For more on the season’s biggest tactical themes, the summer transfer movement, and where to watch the matches that prove this argument, follow the linked sections.
FAQ
Which clubs play a back three in 2026/27?
At the elite level: Inter, Atalanta, Arsenal (since the second half of 2024/25), Liverpool in build-up, Chelsea against high-pressing opposition, Newcastle in their big-six fixtures, Manchester City increasingly under Guardiola, and Atletico Madrid as a hybrid. The Premier League count sits at twelve sides as of pre-season, up from nine in 2025/26.
Is the back three really more defensively solid than a back four?
Statistically, yes, against modern attacking play. The xG-conceded average across Europe’s top five leagues in 2025/26 was 0.94 per match for sides playing a back three and 1.18 for sides playing a back four. The gap has widened every year since 2022.
Why did the back three disappear in the 2000s and return now?
It disappeared because the dominant attacking systems of the early 2000s created overloads that a back three couldn’t cover. It returned because the dominant attacking systems of the 2020s create one-versus-one duels that the back three is specifically designed to prevent. The system follows the threat.
Who is the manager most associated with the back-three revival?
Antonio Conte is the historical reference point. Simone Inzaghi is the manager who refined the system into its 2024-onwards form. Among current Premier League managers, Mikel Arteta is the most visible adopter, but the most influential is probably Arne Slot.
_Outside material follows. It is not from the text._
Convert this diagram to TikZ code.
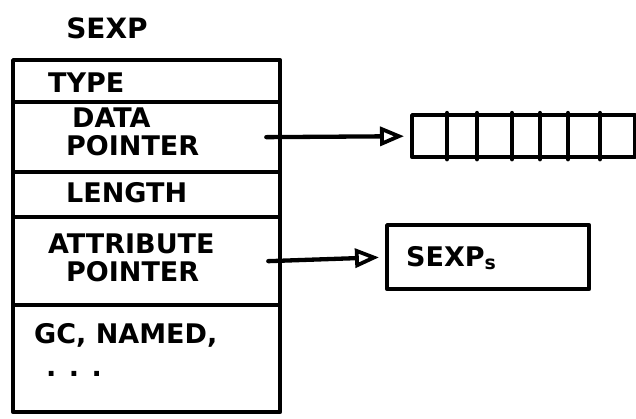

Does the back three work against low-block opposition?
This is the system’s weakest matchup. Against a deep 5-3-2, a back three’s central centre-half has no pressing target, the wing-backs are matched, and the build-up stalls. The solution is usually to drop one of the centre-halves into midfield permanently.
Will the back three still be dominant in five years?
Probably not in its current form, but the underlying principle — five attackers, three defenders, two midfielders in possession — almost certainly will be. The next refinement, already visible at Liverpool and Atalanta, is the asymmetric back three. The four-defender base will not return.